Hello everyone! Welcome to KINapparel.org. When asked to put this “About Me” together, all I could think about was culture. My Ghanaian culture is what makes me who and what I am today. It has filled my life with meaning at times when my future seemed bleak. Above all, it has grounded me in faith and a commitment to contributing my talent for the common good. This site, with all its kente glory, is a representation of culture and the never ending love I have for my supporters.
 
I was born into a divorce. Alcohol inebriated my father’s conscience, and one day he came home to an empty house. Armed with the responsibility to care for her first child, now a single mother, my mother took me to Ghana to live with my grandmother. This was not the original plan, but it connected me deeply to my family and my culture, and eventually became a source of pride. I lived in Ghana with my grandmother for the first five years of my life. Grandma Mary was pot bellied with skinny legs.
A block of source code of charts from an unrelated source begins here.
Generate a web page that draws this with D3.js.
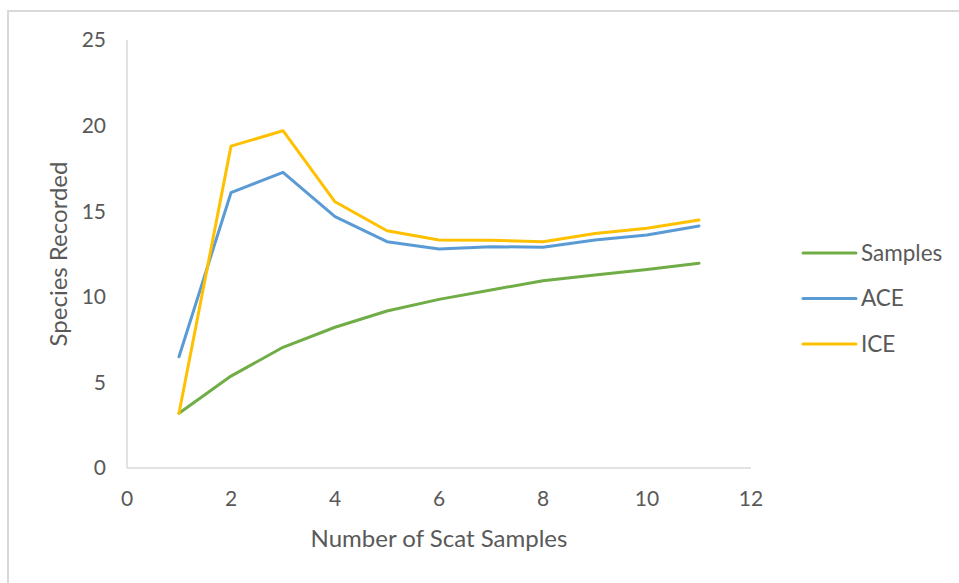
<!DOCTYPE html>
<html>
<head>
<meta charset="utf-8">
<script src="https://cdn.jsdelivr.net/npm/d3@7"></script>
<style>
  html, body { margin: 0; padding: 0; background: #fff; }
  svg { display: block; font-family: Lato, "Open Sans", sans-serif; }
</style>
</head>
<body>
<svg id="chart" width="959" height="583"></svg>
<script>
// ---- data ----
const samples = [1, 2, 3, 4, 5, 6, 7, 8, 9, 10, 11];
const seriesNames = ['Samples', 'ACE', 'ICE'];
const samplesVals = [3.2, 5.37, 7.05, 8.22, 9.17, 9.85, 10.4, 10.94, 11.27, 11.6, 11.96];
const aceVals     = [6.5, 16.08, 17.27, 14.68, 13.22, 12.79, 12.93, 12.89, 13.32, 13.61, 14.14];
const iceVals     = [3.2, 18.8, 19.7, 15.55, 13.86, 13.32, 13.3, 13.22, 13.7, 14.0, 14.49];
const xTicks = [0, 2, 4, 6, 8, 10, 12];
const yTicks = [0, 5, 10, 15, 20, 25];

const colors = { Samples: '#70ad47', ACE: '#5b9bd5', ICE: '#ffc000' };
const series = [
  { name: 'Samples', values: samplesVals },
  { name: 'ACE', values: aceVals },
  { name: 'ICE', values: iceVals },
];

const svg = d3.select('#chart');

// outer frame (only top + left visible)
svg.append('rect').attr('x', 8).attr('y', 11).attr('width', 1000).attr('height', 700)
  .attr('fill', 'none').attr('stroke', '#d9d9d9').attr('stroke-width', 2);

const m = { l: 127, r: 751, t: 40, b: 468 };
const x = d3.scaleLinear().domain([0, 12]).range([m.l, m.r]);
const y = d3.scaleLinear().domain([0, 25]).range([m.b, m.t]);

// axis lines
svg.append('line').attr('x1', x(0)).attr('x2', x(0)).attr('y1', y(0)).attr('y2', y(25))
  .attr('stroke', '#d9d9d9').attr('stroke-width', 1.5);
svg.append('line').attr('x1', x(0)).attr('x2', x(12)).attr('y1', y(0)).attr('y2', y(0))
  .attr('stroke', '#d9d9d9').attr('stroke-width', 1.5);

// tick labels
svg.append('g').selectAll('text').data(yTicks).join('text')
  .attr('x', 106).attr('y', d => y(d)).attr('dy', '0.35em')
  .attr('text-anchor', 'end').attr('font-size', 21).attr('fill', '#595959')
  .text(d => d);
svg.append('g').selectAll('text').data(xTicks).join('text')
  .attr('x', d => x(d)).attr('y', 499).attr('dy', '0.35em')
  .attr('text-anchor', 'middle').attr('font-size', 21).attr('fill', '#595959')
  .text(d => d);

// axis titles
svg.append('text').attr('x', 439).attr('y', 539).attr('dy', '0.35em')
  .attr('text-anchor', 'middle').attr('font-size', 24).attr('fill', '#595959')
  .text('Number of Scat Samples');
svg.append('text').attr('transform', 'translate(59,254) rotate(-90)').attr('dy', '0.35em')
  .attr('text-anchor', 'middle').attr('font-size', 24).attr('fill', '#595959')
  .text('Species Recorded');

// lines
const line = d3.line().x((d, i) => x(samples[i])).y(d => y(d));
svg.append('g').selectAll('path').data(series).join('path')
  .attr('d', d => line(d.values))
  .attr('fill', 'none').attr('stroke', d => colors[d.name])
  .attr('stroke-width', 3).attr('stroke-linejoin', 'round').attr('stroke-linecap', 'round');

// legend
const lg = svg.append('g').selectAll('g').data(seriesNames).join('g')
  .attr('transform', (d, i) => `translate(803,${253 + i * 45.5})`);
lg.append('line').attr('x1', 0).attr('x2', 53).attr('y1', 0).attr('y2', 0)
  .attr('stroke', d => colors[d]).attr('stroke-width', 3).attr('stroke-linecap', 'round');
lg.append('text').attr('x', 58).attr('y', 0).attr('dy', '0.35em')
  .attr('font-size', 22.5).attr('fill', '#595959').text(d => d);
</script>
</body>
</html>
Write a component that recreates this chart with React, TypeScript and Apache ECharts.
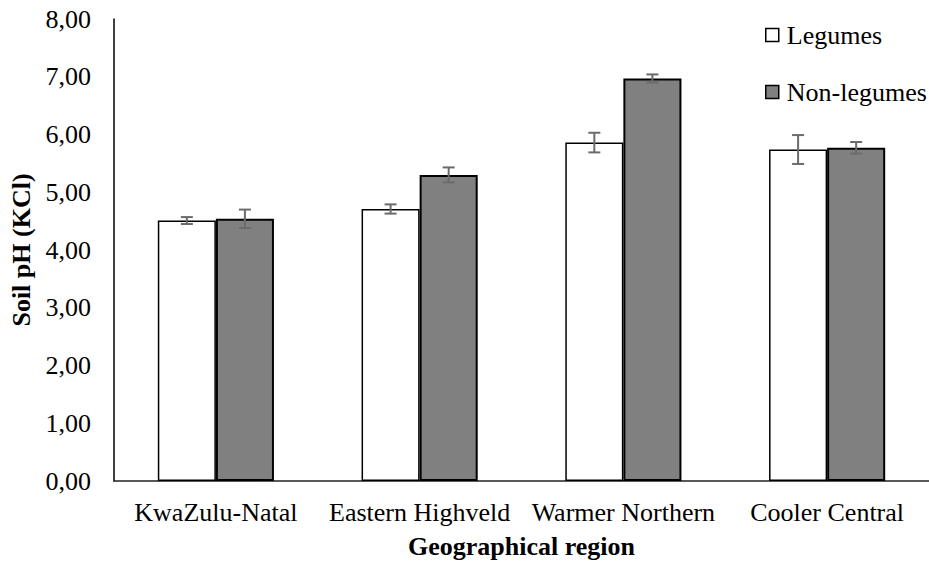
import React, { useEffect, useRef } from "react";
import * as echarts from "echarts";

const categories = ["KwaZulu-Natal", "Eastern Highveld", "Warmer Northern", "Cooler Central"];
const legumes = [4.51, 4.71, 5.86, 5.74];
const legumesErr = [0.06, 0.08, 0.17, 0.25];
const nonLegumes = [4.54, 5.3, 6.97, 5.77];
const nonLegumesErr = [0.16, 0.13, 0.07, 0.1];
const yTicks = { min: 0, max: 8, interval: 1 };

const FONT = "Liberation Serif";
const BAR_FRAC = 0.285;

function errorSeries(name: string, values: number[], errs: number[], side: number) {
  return {
    type: "custom",
    name: name + " err",
    z: 10,
    silent: true,
    data: values.map((v, i) => [i, v, errs[i]]),
    encode: { x: 0, y: 1 },
    renderItem: (params: any, api: any) => {
      const x = api.value(0);
      const y = api.value(1);
      const e = api.value(2);
      const band = api.size([1, 0])[0];
      const off = (side * band * BAR_FRAC) / 2;
      const hi = api.coord([x, y + e]);
      const lo = api.coord([x, y - e]);
      const cx = hi[0] + off;
      const cap = 6;
      const style = { stroke: "#6b6b6b", lineWidth: 2 };
      return {
        type: "group",
        children: [
          { type: "line", shape: { x1: cx, y1: hi[1], x2: cx, y2: lo[1] }, style },
          { type: "line", shape: { x1: cx - cap, y1: hi[1], x2: cx + cap, y2: hi[1] }, style },
          { type: "line", shape: { x1: cx - cap, y1: lo[1], x2: cx + cap, y2: lo[1] }, style },
        ],
      };
    },
  };
}

export default function App() {
  const ref = useRef<HTMLDivElement>(null);
  useEffect(() => {
    if (!ref.current) return;
    const chart = echarts.init(ref.current, undefined, { renderer: "svg" });
    chart.setOption({
      animation: false,
      backgroundColor: "#ffffff",
      textStyle: { fontFamily: FONT },
      grid: { left: 114, right: 0, top: 19, bottom: 82, containLabel: false },
      legend: {
        orient: "vertical",
        left: 765,
        top: 22,
        padding: 0,
        itemWidth: 13,
        itemHeight: 13,
        itemGap: 31,
        icon: "rect",
        textStyle: { fontFamily: FONT, fontSize: 26, color: "#000", padding: [0, 0, 0, 3] },
        data: [
          { name: "Legumes", itemStyle: { color: "#ffffff", borderColor: "#000", borderWidth: 1.5 } },
          { name: "Non-legumes", itemStyle: { color: "#808080", borderColor: "#000", borderWidth: 1.5 } },
        ],
      },
      xAxis: {
        type: "category",
        data: categories,
        name: "Geographical region",
        nameLocation: "middle",
        nameGap: 52,
        nameTextStyle: { fontFamily: FONT, fontSize: 26, fontWeight: "bold", color: "#000" },
        axisLine: { lineStyle: { color: "#222", width: 1.5 } },
        axisTick: { show: false },
        axisLabel: { fontFamily: FONT, fontSize: 26, color: "#000", margin: 18, interval: 0 },
        splitLine: { show: false },
      },
      yAxis: {
        type: "value",
        min: yTicks.min,
        max: yTicks.max,
        interval: yTicks.interval,
        name: "Soil pH (KCl)",
        nameLocation: "middle",
        nameGap: 75,
        nameRotate: 90,
        nameTextStyle: { fontFamily: FONT, fontSize: 26, fontWeight: "bold", color: "#000" },
        axisLine: { show: true, lineStyle: { color: "#000", width: 1.5 } },
        axisTick: { show: false },
        splitLine: { show: false },
        axisLabel: {
          fontFamily: FONT,
          fontSize: 26,
          color: "#000",
          margin: 23,
          formatter: (v: number) => v.toFixed(2).replace(".", ","),
        },
      },
      series: [
        {
          type: "bar",
          name: "Legumes",
          data: legumes,
          barWidth: BAR_FRAC * 100 + "%",
          barGap: "0%",
          itemStyle: { color: "#ffffff", borderColor: "#000", borderWidth: 1.5 },
        },
        {
          type: "bar",
          name: "Non-legumes",
          data: nonLegumes,
          barWidth: BAR_FRAC * 100 + "%",
          barGap: "0%",
          itemStyle: { color: "#808080", borderColor: "#000", borderWidth: 2 },
        },
        errorSeries("Legumes", legumes, legumesErr, -1),
        errorSeries("Non-legumes", nonLegumes, nonLegumesErr, 1),
      ],
    });
    return () => chart.dispose();
  }, []);
  return (
    <div
      ref={ref}
      style={{ position: "fixed", left: 0, top: 0, width: 929, height: 564 }}
    />
  );
}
When she wore dresses, she looked pregnant, but I consider myself her last child. As her youngest, I was always by her side and she immersed me in our rich tradition.
 
To many, culture is one’s flag, language, fashion, music, and food. And while I love to wave the Ghanaian flag on Ghana’s Independence Day, or speak Twi, draped in the latest kente cloth, and dancing Azonto while eating jollof rice, culture has a deeper meaning to me that has informed my everyday life. Culture to me is faith and my grandmother was my religious leader and teacher. She taught me that life is fragile but with a pure mindset and a kind heart, I could touch so many people—the way she has touched me. Grandma Mary often recounts the time I got feverishly ill with malaria. She ground every leaf in her farm to heal me. She said she’ll never forget the smile that manifested so dim but yet so big on my face once I was healed.
 
It is the faith my grandmother had in her ability to cure me that has shaped my faith in my ability to see people through their most trying times. Culture to me is courtesy, modesty, and beauty in knowing that there are people who were raised like me and are grounded in the same beliefs. Life in Ghana was always an adventure that I fashioned with grace, assurance and respect. I loved living in a community where the standard of living wasn’t high and people took life one day at a time.
 
Five years went by swiftly and when it came time to start a new chapter in America, wide-eyed, I approached the white dress with crimson flowers on my grandmother’s bed—the dress I would wear on my trip back to the Bronx, armed with what Ghana had taught me—community engagement, resilience, and faith. I marched toward a path of leadership and I have not looked back.
 
Ghanaian culture has inured me with the need to give back.  I just love to make people smile and help them find confidence in themselves. I’ve been able to do this through content creation. The summer of 2014 is when I started my YouTube channel, NaturallyPhilo. After making mini style tutorials on snapchat, my friends encouraged me to take my loud mouth elsewhere, so I did. I used my platform to empower women of color to embrace their natural selves’ by saying no to sodium hydroxide (perm) and stepping into the natural hair revolution. Since that summer, I have amassed over 143,000 subscribers and 9.5 million views. The amazing people I interact with on my channel via the comment section, and instagram, keep me going. I love you all and I will never stop. KINapparel is for you!
 
All in all, my Ghanaian culture has made me who I am today. Most of all, I cherish my grandmother for instilling my faith in humanity. It is with this strong backbone that I produce motivational content on YouTube, and have created KINapparel. KIN stands for “Keep It Naturally” but its deeper meaning is family. In Ghana, my grandmother charted a path for me—value your culture, keep your faith, and never give up on your most idealistic vision of the world—a path I continue to follow, with her words circling my soul.